School hopes federal funding will lead to oceanography breakthroughs

Dalhousie University is hoping a new $10-million research grant will spark world-leading breakthroughs in the field of oceanography.

Dalhousie was one of 19 recipients of a Canada Excellence Research Chair, and is using it to lure renowned researcher Douglas Wallace to Halifax from the University of Kiel in Germany.

“This is a fantastic opportunity,” Wallace said yesterday. “It gives me the chance to really start something new and tackle new projects. It’s a once-in-a-lifetime opportunity.”

Dalhousie is launching a massive research program behind Wallace, who will be looking at how pollution is affecting ocean life.

“We know that over the last 200 years or so, 50 per cent of (the carbon dioxide) we’ve emitted has ended up in the ocean, dissolved in the ocean somewhere. The question is: Where? How much? And how’s the future going to look?” he said.
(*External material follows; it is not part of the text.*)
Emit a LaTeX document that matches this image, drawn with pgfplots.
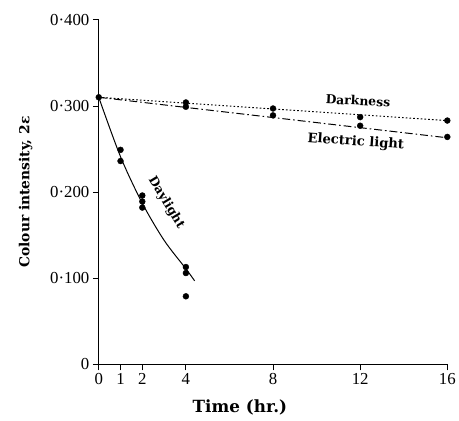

“It’s starting to affect the chemistry of the ocean, so that may have some implications for the organisms that live there. So I’m trying to track that down.”

It’s a homecoming for Wallace, who lived in Halifax during the 1980s while getting his PhD from Dalhousie.

To match the federal grant of $10 million over seven years, Dalhousie is putting up another $24 million over that timeframe.

The school will use the money to hire more researchers, technicians, grad students and support staff to study ocean science and technology.

“It will in the long run help us manage our oceans, our ocean resources, our oceans-based industries much more effectively,” said Dalhousie president Tom Traves.

“This is of huge, huge importance to a place like Nova Scotia, which, of course, has 15 per cent of its total provincial GDP tied up in oceans-based activities.”

Wallace will begin at Dalhousie in August 2011.